5. Express statutory conditions:
(a) If
the evidence is capable of proving only an event that occurred or circumstances
that arose prior to the RPD hearing, then has the applicant established either
that the evidence was not reasonably available to him or her for presentation
at the RPD hearing, or that he or she could not reasonably have been expected
in the circumstances to have presented the evidence at the RPD hearing? If not,
the evidence need not be considered.
(b) If
the evidence is capable of proving an event that occurred or circumstances that
arose after the RPD hearing, then the evidence must be considered (unless it is
rejected because it is not credible, not relevant, not new or not material).
[13]
The Officer did not conduct the required Raza
type analysis. On that ground alone, this judicial review should be granted.
[14]
More particularly, the Officer appears to have
dismissed the new evidence because it was relevant to the original risk
alleged.
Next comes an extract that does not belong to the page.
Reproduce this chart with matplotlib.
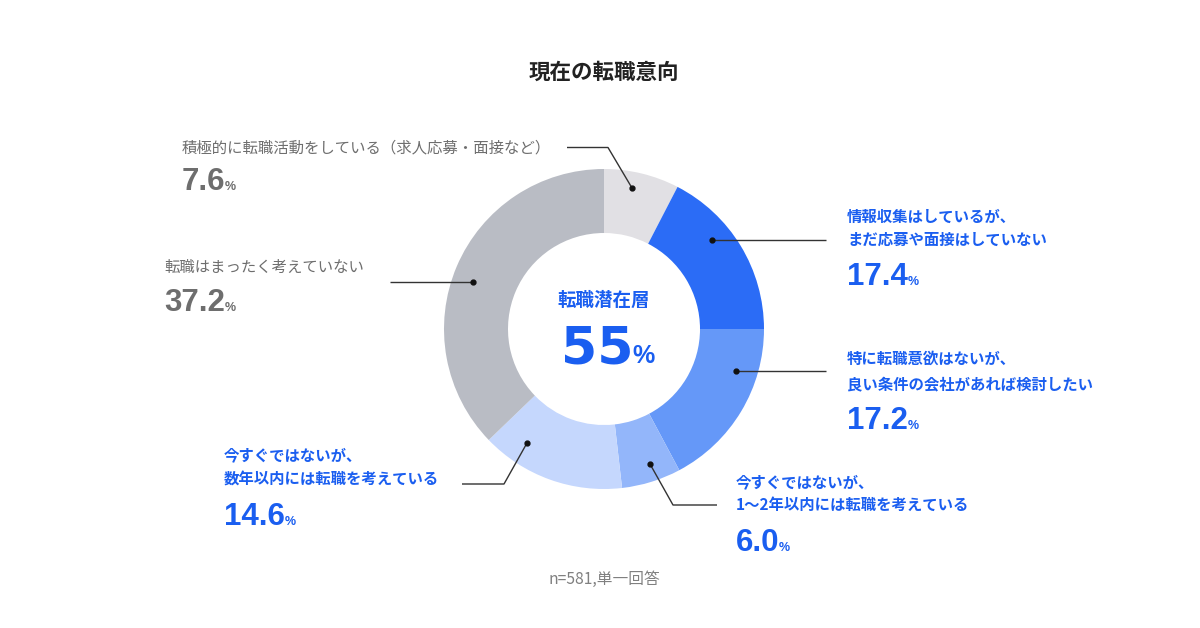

It is evident that much of this new evidence related to facts which
arose well after the IRB decision.
[15]
As held in Kirindage De Silva v Canada
(Citizenship and Immigration), 2007 FC 841, 159 ACWS (3d) 562, the fact
that the new evidence relates to the old risk does not mean it should not be
considered – it must.
[17] Although the PRRA process is meant
to assess only evidence of new risks, this does not mean that new evidence
relating to old risks need not be considered. Moreover, one must be careful
not to mix up the issue of whether evidence is new evidence under subsection
133(a) with the issue of whether the evidence establishes risk. The PRRA
officer should first consider whether a document falls within one of the three
prongs of subsection 113(a). If it does, then the Officer should go on to
consider whether the document evidences a new risk.
…
[21] The Officer excluded these
documents solely based on the fact that they related to the allegations raised
in front of the Refugee Board. This is not the test for new evidence set out in
subsection 113(a). Consequently, I find that the Officer erred in law by
misinterpreting 113(a).
[16]
The Officer confused the issue of newness of
evidence with whether that evidence established risk. The Officer’s approach
would sterilize a PRRA assessment and would result in ignoring evidence of
current or continuing risk because the same type of risk had been dealt with
earlier.
[17]
Given my finding on the legal test, I will not
comment further on the reasonableness of the decision other than to note that
there was no evidence before the IRB that the Applicant’s wife had been
assaulted in the prior PSB search, nor was there evidence that the Applicant
was being sought for spreading religious information.
IV.
Conclusion
[18]
Therefore, this judicial review will be granted,
the decision quashed and the matter referred back to be determined by a
different officer.
[19]
There is no question for certification.